In my real life I work for Skotos Tech, an online gaming company that’s increasingly becoming an online entertainment company. Our newest site, which I launched last week, is Xenagia, a community site all about fantasy, science fiction, and horror. Thus far we’ve got a forum and a book index, with plans to add reviews in a couple of weeks.
(And, if you’re interested in the topics, please stop on by, as we’re working hard to create a community, particularly on the forums.)
Because of my work on Xenagia, I’ve been largely immersed in these three genres over the last couple of weeks, and that’s what led to this article, talking about science-fiction and fantasy (and to a lesser extent, horror) in gaming.
A Brief History
Fantasy and science-fiction have, of course, been around for quite some time. Frankenstein (1818) is often referenced as one of the earliest entrants to the genre, but it took until the 20th century for more regular publication to occur. H.P. Lovecraft was writing great pulp science-fiction/horror stories in the 1920s and 1930s, then Robert E. Howard’s Conan appeared in 1932 and Fritz Leiber’s Fafhrd and Gray Mouser appeared in 1940.
However it wasn’t until the 1960s that genre fiction burst into the mass market, and that was thanks to J.R.R. Tolkien. His famous Lord of the Rings first appeared in Britain in 1954 and 1955 and received some slight attention. Then in the 1960s it appeared in the United States, first in an illegal edition from Ace Books, then in an authorized Ballantine Books edition.
It was that later Ballantine edition that was discovered en masse by the Baby Boomers. Suddenly “Frodo Lives!” pins popped up at anti-war demonstrations and at love-ins. Tolkien’s books became a touchstone for the generation, and they were just a part of a burgeoning flock of science-fiction and fantasy publications that achieved wider success than their niche predecessors. Robert Heinlein’s Stranger in a Strange Land (1961) and the Lancer/Ace Conan books (1966-1977) were others that thus escaped into the mainstream.

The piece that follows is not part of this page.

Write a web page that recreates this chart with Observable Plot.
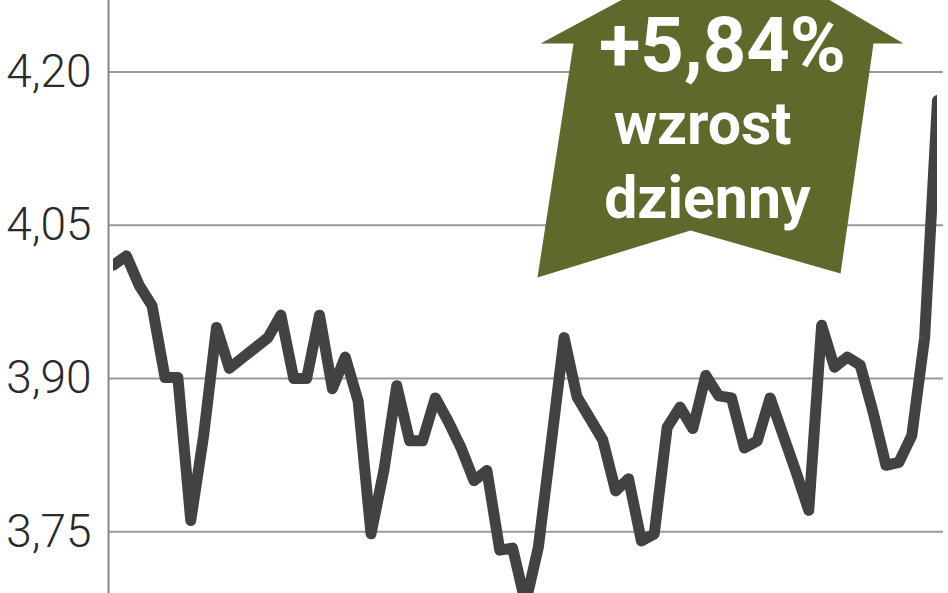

The gaming field reacted to this in the 1970s when young designers brought up on these post-war science fiction and fantasy stories started creating games in their image. To that date all hobbyist game design in the United States had been centered on wargames. Now, however, a new game appeared that was more focused on individual characters and continuing games. That was Gary Gygax and Dave Arneson’s Dungeons & Dragons (1973).
Gygax and Arneson weren’t the only wargame publishers that had been moving toward fantasy and science-fiction publication. Newcomers like Metagaming Concepts and GDW, all influenced by the new cultural landscape of the 1960s, were edging into this area as well. Even older stalwart SPI was trying out genre games. However it was the success of D&D that would turn the whole hobbyist gaming industry on its ear, leading everyone to start publishing genre games in increasing numbers.

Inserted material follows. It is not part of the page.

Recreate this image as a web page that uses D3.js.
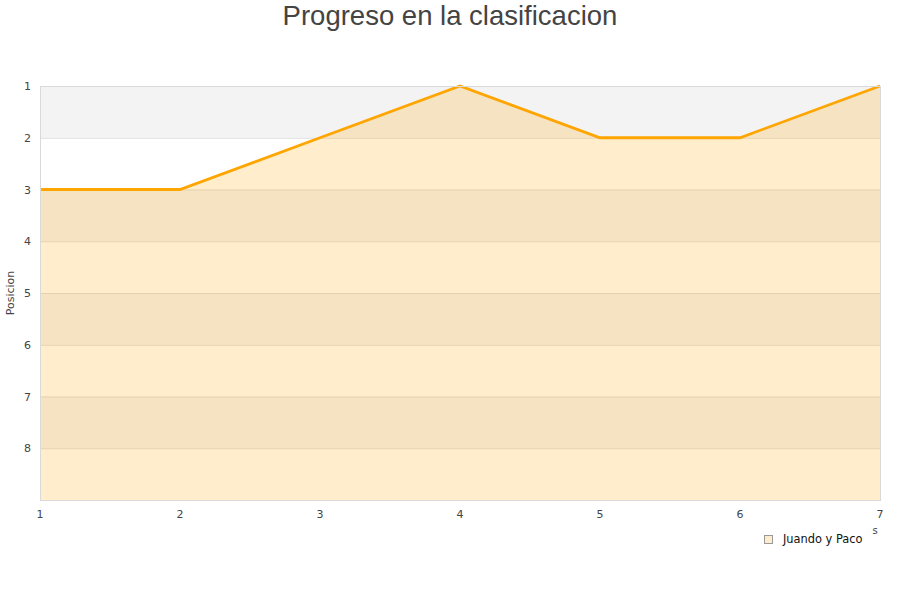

And that is what ultimately leads us today’s gaming landscape, and its peculiar relationship to fantasy and science-fiction.
The Genres Today
In today’s hobbyist gaming market there are broadly two types of games.
The Anglo-American designs ultimately derive from those wargaming and roleplaying origins. Today most Anglo-American board game publishers — including names such as Steve Jackson Games, Atlas Games, Fantasy Flight Games, and Wizards of the Coast (through Hasbro’s Avalon Hill imprint) — were originally RPG publishers. The designers’ ideas about game design are thus usually based on decades of American hobbyist publications. Because of those origins, they also tend toward the science-fiction and fantasy themes. As I’ve written elsewhere Anglo-America games are usually theme-heavy and mechanics-light. The games often lean toward the simulationistic, giving up simplicity for realism.
The German designs, meanwhile, derive ultimately (I think) from the SdJ, Germany’s game of the year award. Thanks to powerful economic incentives the SdJ has encouraged a very specific type of game design which is generally lighter and more casual — and which typically has better designed and more carefully considered mechanics but less theming. And, the German games have typically avoided science-fiction and fantasy themes, partially because of their orientation toward the mass (German) market and partially because they don’t have the historical origins in those genres than the Anglo-American hobbyist market does.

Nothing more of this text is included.